The run to the couch grew into a crescendo of feelings- shocked, scared, embarrassed, sad and terrified. I buried myself beneath the couch quilt and my beloved baby blanket and felt my childlike reality bursting into a million ashamed pieces. My heart continued pounding at the thought of my dad being mad at me or hating me and I didn’t know yet what to do with the visual information that was now an official part of my brain archive. On top of all of that I was also just really annoyed that my dad was doing his laundry naked. I commanded myself to fall asleep and quickly did- ignoring the sound of my dad’s footsteps in the distance and trying to forget.

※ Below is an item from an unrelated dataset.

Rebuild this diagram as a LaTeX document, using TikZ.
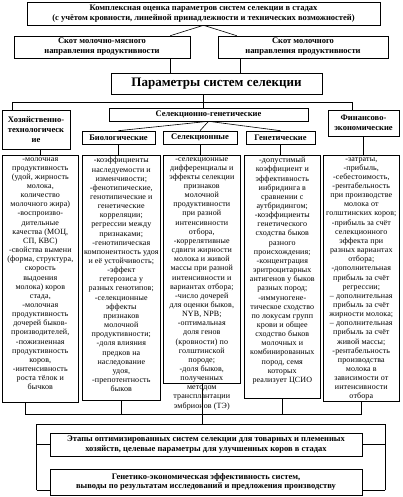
\documentclass[tikz,border=0pt]{standalone}
\usepackage{fontspec}
\setmainfont{Liberation Serif}
\newfontfamily\colfont[LetterSpace=1.5]{Liberation Serif}
\tikzset{
  x=1pt, y=-1pt,
  every path/.style={line width=0.6pt},
  hbox/.style={draw, line width=0.6pt, inner sep=0pt, align=center,
    font=\bfseries\fontsize{8.5}{9.8}\selectfont},
  colbox/.style={draw, line width=0.6pt, inner sep=0pt, anchor=north west},
  coltext/.style={anchor=north, inner sep=0pt, align=center,
    font=\colfont\fontsize{8}{9.15}\selectfont},
}
\begin{document}
\begin{tikzpicture}
\useasboundingbox (0,0) rectangle (403,497);
% top level
\node[hbox, minimum width=353pt, minimum height=23pt] (top) at (203.5,13.5)
  {Комплексная оценка параметров систем селекции в стадах\\(с учётом кровности, линейной принадлежности и технических возможностей)};
\node[hbox, minimum width=176pt, minimum height=22pt] (mm) at (102,47)
  {Скот молочно-мясного\\направления продуктивности};
\node[hbox, minimum width=170pt, minimum height=22pt] (mk) at (303,47)
  {Скот молочного\\направления продуктивности};
\node[hbox, minimum width=211pt, minimum height=21pt, font=\bfseries\fontsize{13}{14}\selectfont] (par) at (216.5,83.5)
  {Параметры систем селекции};
% second level
\node[hbox, minimum width=68pt, minimum height=39pt] (hoz) at (36,129.5)
  {Хозяйственно-\\технологическ\\ие};
\node[hbox, minimum width=199pt, minimum height=13pt] (sg) at (208.5,114.5)
  {Селекционно-генетические};
\node[hbox, minimum width=71pt, minimum height=26pt] (fin) at (363.5,123)
  {Финансово-\\экономические};
\node[hbox, minimum width=73pt, minimum height=13pt] (bio) at (118.5,137.5) {Биологические};
\node[hbox, minimum width=74pt, minimum height=13pt] (sel) at (200,137.5) {Селекционные};
\node[hbox, minimum width=69pt, minimum height=13pt] (gen) at (280.5,137.5) {Генетические};
% columns
\node[colbox, minimum width=76pt, minimum height=247pt] (c1) at (2,155) {};
\node[colbox, minimum width=78pt, minimum height=245pt] (c2) at (82,155) {};
\node[colbox, minimum width=77pt, minimum height=228pt] (c3) at (163,155) {};
\node[colbox, minimum width=76pt, minimum height=243pt] (c4) at (244,155) {};
\node[colbox, minimum width=76pt, minimum height=246pt] (c5) at (323,155) {};
\node[coltext] (t1) at ([yshift=-2pt]c1.north) {-молочная\\продуктивность\\(удой, жирность\\молока,\\количество\\молочного жира)\\-воспроизво-\\дительные\\качества (МОЦ,\\СП, КВС)\\-свойства вымени\\(форма, структура,\\скорость\\выдоения\\молока) коров\\стада,\\-молочная\\продуктивность\\дочерей быков-\\производителей,\\-пожизненная\\продуктивность\\коров,\\-интенсивность\\роста тёлок и\\бычков};
\node[coltext] (t2) at ([yshift=-2pt]c2.north) {-коэффициенты\\наследуемости и\\изменчивости;\\-фенотипические,\\генотипические и\\генетические\\корреляции;\\регрессии между\\признаками;\\-генотипическая\\компонентность удоя\\и её устойчивость;\\-эффект\\гетерозиса у\\разных генотипов;\\-селекционные\\эффекты\\признаков\\молочной\\продуктивности;\\-доля влияния\\предков на\\наследование\\удоя,\\-препотентность\\быков};
\node[coltext] (t3) at ([yshift=-2pt]c3.north) {-селекционные\\дифференциалы и\\эффекты селекции\\признаков\\молочной\\продуктивности\\при разной\\интенсивности\\отбора,\\-коррелятивные\\сдвиги жирности\\молока и живой\\массы при разной\\интенсивности и\\вариантах отбора;\\-число дочерей\\для оценки быков,\\NYB, NPB;\\-оптимальная\\доля генов\\(кровности) по\\голштинской\\породе;\\-доля быков,\\полученных\\методом\\трансплантации\\эмбрионов (ТЭ)};
\node[coltext] (t4) at ([yshift=-2pt]c4.north) {-допустимый\\коэффициент и\\эффективность\\инбридинга в\\сравнении с\\аутбридингом;\\-коэффициенты\\генетического\\сходства быков\\разного\\происхождения;\\-концентрация\\эритроцитарных\\антигенов у быков\\разных пород;\\-иммуногене-\\тическое сходство\\по локусам групп\\крови и общее\\сходство быков\\молочных и\\комбинированных\\пород, семя\\которых\\реализует ЦСИО};
\node[coltext] (t5) at ([yshift=-2pt]c5.north) {-затраты,\\-прибыль,\\-себестоимость,\\-рентабельность\\при производстве\\молока от\\голштинских коров;\\-прибыль за счёт\\селекционного\\эффекта при\\разных вариантах\\отбора;\\-дополнительная\\прибыль за счёт\\регрессии;\\– дополнительная\\прибыль за счёт\\жирности молока;\\– дополнительная\\прибыль за счёт\\живой массы;\\-рентабельность\\производства\\молока в\\зависимости от\\интенсивности\\отбора};
% bottom boxes
\node[hbox, minimum width=312pt, minimum height=23pt] (b1) at (206,444.5)
  {Этапы оптимизированных систем селекции для товарных и племенных\\хозяйств, целевые параметры для улучшенных коров в стадах};
\node[hbox, minimum width=312pt, minimum height=26pt] (b2) at (206,482)
  {Генетико-экономическая эффективность систем,\\выводы по результатам исследований и предложения производству};
% connectors top
\draw (top.south) -- ([xshift=-20pt]mm.north east);
\draw (top.south) -- ([xshift=19pt]mk.north west);
\coordinate (mmA) at ([xshift=-20pt]mm.south east);
\coordinate (mkA) at ([xshift=23pt]mk.south west);
\draw (mmA) -- (mmA |- par.north);
\draw (mkA) -- (mkA |- par.north);
\coordinate (pA) at ([xshift=-5.5pt]sg.north);
\coordinate (busL) at (12,102);
\coordinate (busR) at (352,102);
\draw (pA |- par.south) -- (pA);
\draw (busL |- hoz.north) -- (busL) -- (busR) -- (busR |- fin.north);
\draw (sg.south) -- (bio.north);
\draw (sg.south) -- (sel.north);
\draw (sg.south) -- (gen.north);
\draw (hoz.south -| c1.north) -- (c1.north);
\draw (bio.south) -- (bio.south |- c2.north);
\draw (sel.south) -- (sel.south |- c3.north);
\draw (gen.south) -- (gen.south |- c4.north);
\draw (fin.south) -- (fin.south |- c5.north);
% connectors bottom
\coordinate (botY) at (0,414);
\coordinate (brY) at (0,424);
\coordinate (c1A) at ([xshift=23pt]c1.south west);
\draw (c1A) -- (c1A |- botY) -- (c5.south |- botY) -- (c5.south);
\draw (c2.south) -- (c2.south |- botY);
\draw (c4.south) -- (c4.south |- botY);
\draw (c3.south) -- (c3.south |- brY);
\coordinate (kL) at ([xshift=-13pt]b1.west);
\coordinate (kR) at ([xshift=23pt]b1.east);
\coordinate (b2lo) at ([yshift=5pt]b2.south);
\draw (kL |- b2lo) -- (kL |- brY) -- (kR |- brY) -- (kR |- b2lo);
\draw (kL) -- (b1.west);
\draw (kR) -- (b1.east);
\draw (kL |- b2lo) -- (b2.west |- b2lo);
\draw (kR |- b2lo) -- (b2.east |- b2lo);
\end{tikzpicture}
\end{document}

My days at the fly house spilled on and on. During that time my brother and I caught a pet mouse in the garbage, my sister Tiffany found my diary in which I had written a request to the universe to give me proper boobs and we all four caught a family of barn cats and tried to turn them into our very own pets. We drank copious amounts of Welch’s grape juice, spilled candle wax all over our TV screen and sat around on the marbled carpet to meet our brand new little sister for the very first time- brought to you by my dad and Beverly. I learned then that moments are temporary and that while you can get rid of some things other things are forever. My parents’ marriage gone, but love continued in its place. The lice gone, but the objects we removed them from still intact. As time goes on I wonder what will replace a remaining relic from those years- remove it and make me forget, but try as I might I can not. You may be able to get rid of lice, mice, marriages and thousands of dead flies, but one thing I swear you can never get rid of is the image of your dad naked, holding a basket of laundry in the night.